The bill is in response to Mr. Obama’s request in July for $3.7 billion, almost half of which would be devoted to the care and housing of “unaccompanied alien children,” with only 10 percent of the funds being designated to increase border security.
After publicly ignoring the invasion for months, the President apparently felt forced to finally do something to stem the tide after Gallup released a poll in June which indicated 65 percent of Americans disapproved of the President’s handling of immigration issues.
The House was unwilling to write the President another big check without some additional details about how the funds would be spent.
According to House Republicans, the bill passed by the House specifically provides funding of $405 million for the Department of Homeland Security to boost border security and law enforcement activities; $22 million to accelerate judicial proceedings for immigrants; $70 million for National Guard border efforts; $35 million for the federal deployment of the Guard; $35 million for reimbursing states for their use of the Guard on the Southern Border; and $197 million for the Department of Health and Human Services to provide temporary housing and humanitarian assistance to unaccompanied minors.
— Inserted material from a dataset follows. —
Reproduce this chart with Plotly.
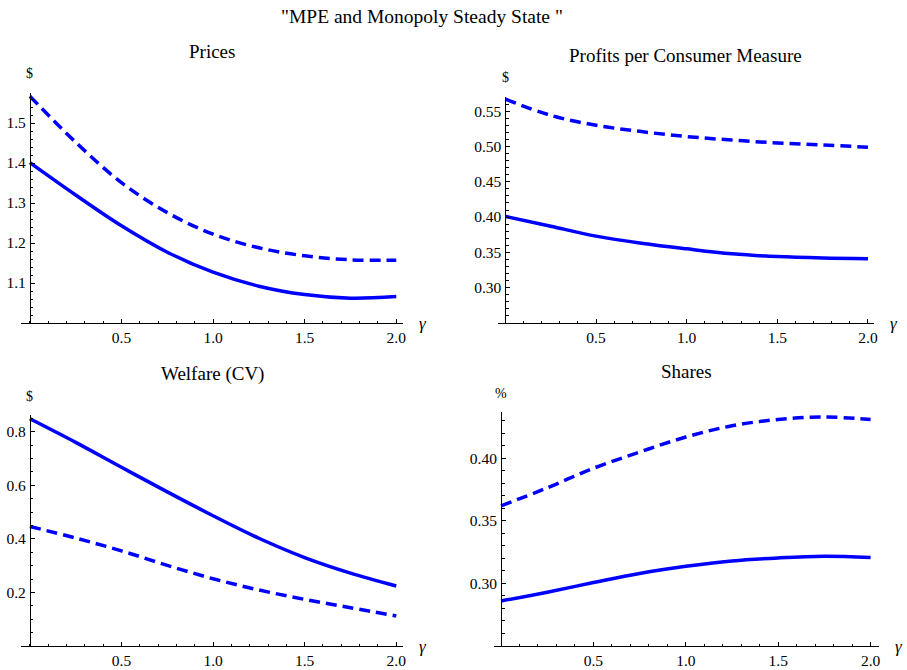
import plotly.graph_objects as go

# ---- data ----
gamma = [0.0, 0.25, 0.5, 0.75, 1.0, 1.25, 1.5, 1.75, 2.0]

prices_solid = [1.401, 1.320, 1.243, 1.177, 1.127, 1.092, 1.071, 1.062, 1.066]
prices_dashed = [1.567, 1.452, 1.351, 1.276, 1.222, 1.188, 1.168, 1.158, 1.157]

profits_solid = [0.401, 0.387, 0.373, 0.363, 0.355, 0.348, 0.344, 0.342, 0.341]
profits_dashed = [0.567, 0.544, 0.530, 0.521, 0.514, 0.509, 0.505, 0.502, 0.499]

welfare_solid = [0.848, 0.760, 0.667, 0.575, 0.486, 0.402, 0.330, 0.272, 0.224]
welfare_dashed = [0.446, 0.403, 0.355, 0.301, 0.251, 0.209, 0.174, 0.143, 0.112]

shares_solid = [0.286, 0.293, 0.3007, 0.308, 0.3137, 0.318, 0.3204, 0.3217, 0.3207]
shares_dashed = [0.362, 0.3764, 0.392, 0.405, 0.417, 0.426, 0.431, 0.433, 0.431]

titles = ["Prices", "Profits per Consumer Measure", "Welfare (CV)", "Shares"]
unit_labels = ["$", "$", "$", "%"]
main_title = '"MPE and Monopoly Steady State "'

x_tickvals = [0.5, 1.0, 1.5, 2.0]
x_ticktext = ["0.5", "1.0", "1.5", "2.0"]

y_tickvals = [
    [1.1, 1.2, 1.3, 1.4, 1.5],
    [0.30, 0.35, 0.40, 0.45, 0.50, 0.55],
    [0.2, 0.4, 0.6, 0.8],
    [0.30, 0.35, 0.40],
]
y_ticktext = [
    ["1.1", "1.2", "1.3", "1.4", "1.5"],
    ["0.30", "0.35", "0.40", "0.45", "0.50", "0.55"],
    ["0.2", "0.4", "0.6", "0.8"],
    ["0.30", "0.35", "0.40"],
]
y_minor_dtick = [0.02, 0.01, 0.05, 0.01]
y_ranges = [[1.0, 1.575], [0.25, 0.57], [0.0, 0.862], [0.25, 0.437]]
x_ranges = [[-0.049, 2.038], [-0.042, 2.034], [-0.049, 2.038], [-0.039, 2.046]]

series = [
    (prices_solid, prices_dashed),
    (profits_solid, profits_dashed),
    (welfare_solid, welfare_dashed),
    (shares_solid, shares_dashed),
]

# ---- layout geometry (pixels) ----
W, H = 907, 670
px_x = [(21, 405), (500, 878), (21, 405), (496, 883)]
px_y = [(93, 323), (97, 323), (415, 646), (412, 646)]

FONT = "Liberation Serif, Times New Roman, serif"
BLUE = "#0000FF"

fig = go.Figure()
layout = dict(
    width=W, height=H,
    margin=dict(l=0, r=0, t=0, b=0),
    paper_bgcolor="white", plot_bgcolor="white",
    showlegend=False,
    font=dict(family=FONT, size=15, color="black"),
    annotations=[],
)

for i in range(4):
    n = "" if i == 0 else str(i + 1)
    xa, ya = "x" + n, "y" + n
    solid, dashed = series[i]
    fig.add_trace(go.Scatter(x=gamma, y=dashed, xaxis=xa, yaxis=ya, mode="lines",
                             line=dict(color=BLUE, width=3.5, dash="11px,6px", shape="spline")))
    fig.add_trace(go.Scatter(x=gamma, y=solid, xaxis=xa, yaxis=ya, mode="lines",
                             line=dict(color=BLUE, width=3.5, shape="spline")))

    xd = [px_x[i][0] / W, px_x[i][1] / W]
    yd = [1 - px_y[i][1] / H, 1 - px_y[i][0] / H]
    xr = x_ranges[i]
    ypos = xd[0] + (0 - xr[0]) / (xr[1] - xr[0]) * (xd[1] - xd[0])

    layout["xaxis" + n] = dict(
        domain=xd, range=xr, anchor=ya, showgrid=False, zeroline=False,
        showline=True, linecolor="black", linewidth=1,
        tickmode="array", tickvals=x_tickvals, ticktext=x_ticktext,
        ticks="inside", ticklen=4, tickcolor="black", tickwidth=1,
        minor=dict(tickmode="linear", tick0=0, dtick=0.1, ticks="inside",
                   ticklen=2.5, tickcolor="black", tickwidth=1, showgrid=False),
        tickfont=dict(family=FONT, size=15.5, color="black"),
        fixedrange=True,
    )
    layout["yaxis" + n] = dict(
        domain=yd, range=y_ranges[i], anchor="free", position=ypos,
        showgrid=False, zeroline=False,
        showline=True, linecolor="black", linewidth=1,
        tickmode="array", tickvals=y_tickvals[i], ticktext=y_ticktext[i],
        ticks="inside", ticklen=4, tickcolor="black", tickwidth=1,
        ticklabelstandoff=1,
        minor=dict(tickmode="linear", tick0=0, dtick=y_minor_dtick[i], ticks="inside",
                   ticklen=2.5, tickcolor="black", tickwidth=1, showgrid=False),
        tickfont=dict(family=FONT, size=15.5, color="black"),
        fixedrange=True,
    )

    # panel title
    layout["annotations"].append(dict(
        text=titles[i], xref="paper", yref="paper",
        x=(xd[0] + xd[1]) / 2, y=yd[1] + 41 / H, xanchor="center", yanchor="middle",
        showarrow=False, font=dict(family=FONT, size=19, color="black")))
    # unit label above y axis
    layout["annotations"].append(dict(
        text=unit_labels[i], xref="paper", yref="paper",
        x=ypos, y=yd[1] + 19 / H, xanchor="center", yanchor="middle",
        showarrow=False, font=dict(family=FONT, size=14, color="black")))
    # gamma label at right end of x axis
    layout["annotations"].append(dict(
        text="<i>γ</i>", xref="paper", yref="paper",
        x=xd[1] + 20 / W, y=yd[0], xanchor="center", yanchor="middle",
        showarrow=False, font=dict(family=FONT, size=17, color="black")))

layout["annotations"].append(dict(
    text=main_title, xref="paper", yref="paper", x=424 / W, y=1 - 16 / H,
    xanchor="center", yanchor="middle", showarrow=False,
    font=dict(family=FONT, size=19.5, color="black")))

fig.update_layout(**layout)
fig.write_html("out.html", config={"displayModeBar": False},
               post_script="document.body.style.margin='0';")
If Obama were serious about addressing the clear immigration issues, which are having a dramatic impact on the Southern Border States, you might think that he would be grateful to accept any assistance that Congress is willing to give on the issue. Instead, as he tends to do when he does not get his way, Obama threw another executive tantrum, complaining that the House passed “the most extreme and unworkable versions of a bill that they already know is going nowhere.”
As other commentators have noted, Obama should also direct some of his invective toward the do-nothing Harry Reid Senate, which could not even pass a bill to deal with the issue. Instead, Obama now says that since Congress has failed to act, thus inviting him to act on his own — maybe he was playing golf and missed the part when the House was working hard to pass a bill — he will have to “act alone, because we don’t have enough resources. We’ve already been very clear. We’ve run out of money.”
Rep. David Scott (D-South Cobb), who voted against the House funding bill, was quoted as saying, “What is missing here is when you don’t have leadership and a way forward, there’s a tremendous void there for a lot of things to happen for the next five weeks (while Congress is in recess).”
Scott was not specific when he decried the lack of leadership, but it is clear the House of Representatives has done its part to address the Southern border invasion.
It is past time for the president to actually take a leadership role on the issue rather than being the “Whiner in Chief.”
Jerry Landers is an attorney in Marietta.